Thematic group leads, coordinators and steering committee members will review suggested research questions proposed by each group to ensure that there are no duplicates or overlaps within and across thematic working groups.

Good research questions, should ideally reflect FINER characteristics (adapted from Hulley et al. 2007), detailed as follows:

  • Feasible: manageable in scope with regards to contexts, participants, technical expertise, resources.

  • Interesting: intriguing for the investigator, peers and community members.

  • Novel: confirms, refutes or extends previous findings and therefore expands evidence base.

  • Ethical: follow universal ethical principles and pass ethical review boards

  • Relevant: to community, clinical and health policy needs

Research questions should be answerable through diverse research methodologies, and question types that fit the needs of end users of evidence.
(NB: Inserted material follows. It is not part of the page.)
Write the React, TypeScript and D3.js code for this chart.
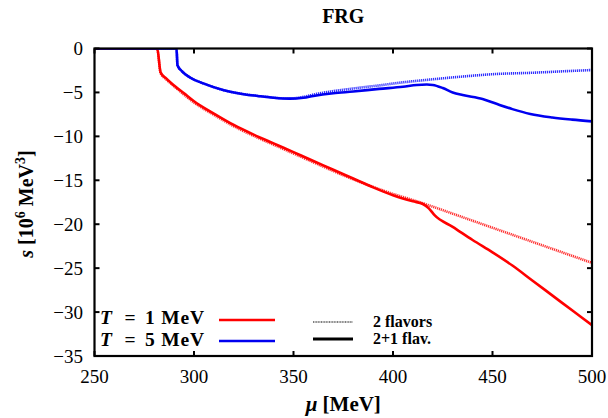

We suggest the inclusion of descriptive, exploratory, influence, explanatory, predictive and emancipatory types of research questions (George et al. 2018), that cover a focus on problems, cause and risk factors, solutions and interventions, implementation enablers and barriers, and evaluation of impact (Hulley et al. 2007) as appropriate. Research typologies across biomedical, clinical, public health, health systems, gender studies and social sciences should be considered that are inclusive of conceptual and empirical research.

Example research questions adapted from the SVRI & Equality Institute’s brief on a global shared research agenda to strengthen understanding of violence against women and girls (VAWG) (SVRI & EQI, 2020):

  • Research to understand VAWG in its multiple forms: What are the psychosocial impacts of economic intimate partner violence on women and girls?

  • Intervention research: Which intimate partner violence prevention interventions are most effective for women facing multiple and intersecting forms of discrimination, including age, poverty, disability, ethnicity, sexuality etc?

  • Improving existing interventions: Why do laws against sexual violence work in some contexts, but not in others?

  • Methodological and measurement gaps: How to conduct good quality, ethical research on VAWG using online methods?


Hulley S., et al. (2007).. Designing clinical research. 3rd ed. Philadelphia (PA): Lippincott Williams and Wilkins.

George AS, Campbell J, Ghaffar A, et al. Advancing the science behind human resources for health: highlights from the Health Policy and Systems Research Reader on Human Resources for Health. Hum Resour Health 2018; 16: 35.

SVRI & EQI (2020) Global Shared Research Agenda, Accessed online: (18 December 2020)

Terry RF, Charles E, Purdy B, Sanford A. (2018). An analysis of research priority-setting at the World Health Organization – how mapping to a standard template allows for comparison between research priority-setting approaches. Health Res Policy Syst, 16: 116.